─── GIVEN DATA ───
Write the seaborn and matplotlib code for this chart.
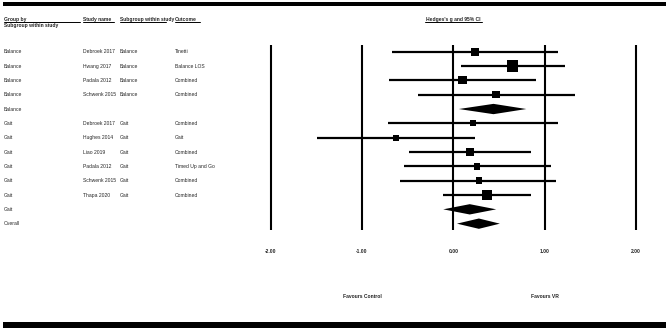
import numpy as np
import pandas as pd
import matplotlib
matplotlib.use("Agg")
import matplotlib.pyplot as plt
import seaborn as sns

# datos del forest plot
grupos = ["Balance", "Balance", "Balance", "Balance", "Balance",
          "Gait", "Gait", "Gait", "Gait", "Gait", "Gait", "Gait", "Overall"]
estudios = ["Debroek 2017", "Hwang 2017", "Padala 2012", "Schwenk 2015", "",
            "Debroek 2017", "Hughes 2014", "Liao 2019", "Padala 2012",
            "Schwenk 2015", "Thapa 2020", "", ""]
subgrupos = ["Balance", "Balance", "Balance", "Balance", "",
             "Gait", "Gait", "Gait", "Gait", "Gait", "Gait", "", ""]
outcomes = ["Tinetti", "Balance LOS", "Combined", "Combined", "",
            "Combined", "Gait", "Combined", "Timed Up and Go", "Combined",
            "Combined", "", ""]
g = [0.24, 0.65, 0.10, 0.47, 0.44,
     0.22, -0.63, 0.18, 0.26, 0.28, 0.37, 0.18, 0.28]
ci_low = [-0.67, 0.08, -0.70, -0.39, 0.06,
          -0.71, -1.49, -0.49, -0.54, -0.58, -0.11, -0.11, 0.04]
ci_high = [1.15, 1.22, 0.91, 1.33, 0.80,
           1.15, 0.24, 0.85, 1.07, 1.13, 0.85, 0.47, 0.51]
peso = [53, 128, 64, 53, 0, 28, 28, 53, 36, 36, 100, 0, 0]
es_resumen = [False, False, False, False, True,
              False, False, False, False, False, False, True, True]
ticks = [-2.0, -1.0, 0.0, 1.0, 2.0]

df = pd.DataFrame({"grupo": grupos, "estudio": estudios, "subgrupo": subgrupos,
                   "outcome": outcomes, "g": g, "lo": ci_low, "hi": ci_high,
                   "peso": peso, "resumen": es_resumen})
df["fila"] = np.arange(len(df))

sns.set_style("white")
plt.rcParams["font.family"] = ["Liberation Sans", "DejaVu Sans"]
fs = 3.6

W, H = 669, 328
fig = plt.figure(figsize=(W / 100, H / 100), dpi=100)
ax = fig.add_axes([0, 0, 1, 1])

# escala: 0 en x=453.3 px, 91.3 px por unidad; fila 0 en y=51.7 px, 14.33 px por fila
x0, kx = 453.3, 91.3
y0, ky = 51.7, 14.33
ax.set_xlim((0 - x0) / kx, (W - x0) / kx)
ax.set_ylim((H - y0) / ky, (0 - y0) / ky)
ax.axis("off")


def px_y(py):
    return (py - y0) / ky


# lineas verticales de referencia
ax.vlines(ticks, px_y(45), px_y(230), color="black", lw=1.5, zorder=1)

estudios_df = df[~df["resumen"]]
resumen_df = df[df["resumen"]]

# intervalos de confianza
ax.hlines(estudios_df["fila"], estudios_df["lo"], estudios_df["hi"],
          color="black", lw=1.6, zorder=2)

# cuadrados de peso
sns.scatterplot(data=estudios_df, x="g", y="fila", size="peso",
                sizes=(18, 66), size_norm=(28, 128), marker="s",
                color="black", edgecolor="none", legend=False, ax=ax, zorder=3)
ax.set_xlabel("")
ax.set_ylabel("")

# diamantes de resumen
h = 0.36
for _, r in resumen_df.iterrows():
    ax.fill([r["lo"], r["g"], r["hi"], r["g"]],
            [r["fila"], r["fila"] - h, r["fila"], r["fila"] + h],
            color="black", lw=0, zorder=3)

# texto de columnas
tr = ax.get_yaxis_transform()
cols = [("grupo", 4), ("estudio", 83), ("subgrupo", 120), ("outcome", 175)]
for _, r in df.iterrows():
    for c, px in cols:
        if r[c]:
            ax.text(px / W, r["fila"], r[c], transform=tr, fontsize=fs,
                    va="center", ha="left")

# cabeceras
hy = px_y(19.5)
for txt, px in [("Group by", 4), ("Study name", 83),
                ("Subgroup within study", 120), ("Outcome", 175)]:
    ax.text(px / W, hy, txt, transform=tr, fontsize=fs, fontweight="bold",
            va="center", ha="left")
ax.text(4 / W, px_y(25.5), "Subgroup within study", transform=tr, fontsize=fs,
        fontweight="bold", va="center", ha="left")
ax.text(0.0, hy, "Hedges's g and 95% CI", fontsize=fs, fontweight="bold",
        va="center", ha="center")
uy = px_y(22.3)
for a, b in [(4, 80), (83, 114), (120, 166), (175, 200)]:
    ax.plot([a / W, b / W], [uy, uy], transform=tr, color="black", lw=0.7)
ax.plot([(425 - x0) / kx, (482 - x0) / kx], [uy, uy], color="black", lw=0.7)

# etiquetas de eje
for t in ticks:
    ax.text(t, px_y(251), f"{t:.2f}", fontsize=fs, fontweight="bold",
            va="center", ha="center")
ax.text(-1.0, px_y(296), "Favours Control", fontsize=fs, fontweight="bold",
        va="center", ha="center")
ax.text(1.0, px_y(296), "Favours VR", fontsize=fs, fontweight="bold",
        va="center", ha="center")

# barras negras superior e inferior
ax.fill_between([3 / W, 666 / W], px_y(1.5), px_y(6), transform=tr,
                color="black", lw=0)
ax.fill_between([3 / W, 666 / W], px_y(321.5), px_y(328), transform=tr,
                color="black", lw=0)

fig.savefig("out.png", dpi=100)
───
> [WHAT TO WORK ON]:
Repeat the material above in full and unchanged, minus its images.

> [THE RESPONSE]:
Write the seaborn and matplotlib code for this chart.
import numpy as np
import pandas as pd
import matplotlib
matplotlib.use("Agg")
import matplotlib.pyplot as plt
import seaborn as sns

# datos del forest plot
grupos = ["Balance", "Balance", "Balance", "Balance", "Balance",
          "Gait", "Gait", "Gait", "Gait", "Gait", "Gait", "Gait", "Overall"]
estudios = ["Debroek 2017", "Hwang 2017", "Padala 2012", "Schwenk 2015", "",
            "Debroek 2017", "Hughes 2014", "Liao 2019", "Padala 2012",
            "Schwenk 2015", "Thapa 2020", "", ""]
subgrupos = ["Balance", "Balance", "Balance", "Balance", "",
             "Gait", "Gait", "Gait", "Gait", "Gait", "Gait", "", ""]
outcomes = ["Tinetti", "Balance LOS", "Combined", "Combined", "",
            "Combined", "Gait", "Combined", "Timed Up and Go", "Combined",
            "Combined", "", ""]
g = [0.24, 0.65, 0.10, 0.47, 0.44,
     0.22, -0.63, 0.18, 0.26, 0.28, 0.37, 0.18, 0.28]
ci_low = [-0.67, 0.08, -0.70, -0.39, 0.06,
          -0.71, -1.49, -0.49, -0.54, -0.58, -0.11, -0.11, 0.04]
ci_high = [1.15, 1.22, 0.91, 1.33, 0.80,
           1.15, 0.24, 0.85, 1.07, 1.13, 0.85, 0.47, 0.51]
peso = [53, 128, 64, 53, 0, 28, 28, 53, 36, 36, 100, 0, 0]
es_resumen = [False, False, False, False, True,
              False, False, False, False, False, False, True, True]
ticks = [-2.0, -1.0, 0.0, 1.0, 2.0]

df = pd.DataFrame({"grupo": grupos, "estudio": estudios, "subgrupo": subgrupos,
                   "outcome": outcomes, "g": g, "lo": ci_low, "hi": ci_high,
                   "peso": peso, "resumen": es_resumen})
df["fila"] = np.arange(len(df))

sns.set_style("white")
plt.rcParams["font.family"] = ["Liberation Sans", "DejaVu Sans"]
fs = 3.6

W, H = 669, 328
fig = plt.figure(figsize=(W / 100, H / 100), dpi=100)
ax = fig.add_axes([0, 0, 1, 1])

# escala: 0 en x=453.3 px, 91.3 px por unidad; fila 0 en y=51.7 px, 14.33 px por fila
x0, kx = 453.3, 91.3
y0, ky = 51.7, 14.33
ax.set_xlim((0 - x0) / kx, (W - x0) / kx)
ax.set_ylim((H - y0) / ky, (0 - y0) / ky)
ax.axis("off")


def px_y(py):
    return (py - y0) / ky


# lineas verticales de referencia
ax.vlines(ticks, px_y(45), px_y(230), color="black", lw=1.5, zorder=1)

estudios_df = df[~df["resumen"]]
resumen_df = df[df["resumen"]]

# intervalos de confianza
ax.hlines(estudios_df["fila"], estudios_df["lo"], estudios_df["hi"],
          color="black", lw=1.6, zorder=2)

# cuadrados de peso
sns.scatterplot(data=estudios_df, x="g", y="fila", size="peso",
                sizes=(18, 66), size_norm=(28, 128), marker="s",
                color="black", edgecolor="none", legend=False, ax=ax, zorder=3)
ax.set_xlabel("")
ax.set_ylabel("")

# diamantes de resumen
h = 0.36
for _, r in resumen_df.iterrows():
    ax.fill([r["lo"], r["g"], r["hi"], r["g"]],
            [r["fila"], r["fila"] - h, r["fila"], r["fila"] + h],
            color="black", lw=0, zorder=3)

# texto de columnas
tr = ax.get_yaxis_transform()
cols = [("grupo", 4), ("estudio", 83), ("subgrupo", 120), ("outcome", 175)]
for _, r in df.iterrows():
    for c, px in cols:
        if r[c]:
            ax.text(px / W, r["fila"], r[c], transform=tr, fontsize=fs,
                    va="center", ha="left")

# cabeceras
hy = px_y(19.5)
for txt, px in [("Group by", 4), ("Study name", 83),
                ("Subgroup within study", 120), ("Outcome", 175)]:
    ax.text(px / W, hy, txt, transform=tr, fontsize=fs, fontweight="bold",
            va="center", ha="left")
ax.text(4 / W, px_y(25.5), "Subgroup within study", transform=tr, fontsize=fs,
        fontweight="bold", va="center", ha="left")
ax.text(0.0, hy, "Hedges's g and 95% CI", fontsize=fs, fontweight="bold",
        va="center", ha="center")
uy = px_y(22.3)
for a, b in [(4, 80), (83, 114), (120, 166), (175, 200)]:
    ax.plot([a / W, b / W], [uy, uy], transform=tr, color="black", lw=0.7)
ax.plot([(425 - x0) / kx, (482 - x0) / kx], [uy, uy], color="black", lw=0.7)

# etiquetas de eje
for t in ticks:
    ax.text(t, px_y(251), f"{t:.2f}", fontsize=fs, fontweight="bold",
            va="center", ha="center")
ax.text(-1.0, px_y(296), "Favours Control", fontsize=fs, fontweight="bold",
        va="center", ha="center")
ax.text(1.0, px_y(296), "Favours VR", fontsize=fs, fontweight="bold",
        va="center", ha="center")

# barras negras superior e inferior
ax.fill_between([3 / W, 666 / W], px_y(1.5), px_y(6), transform=tr,
                color="black", lw=0)
ax.fill_between([3 / W, 666 / W], px_y(321.5), px_y(328), transform=tr,
                color="black", lw=0)

fig.savefig("out.png", dpi=100)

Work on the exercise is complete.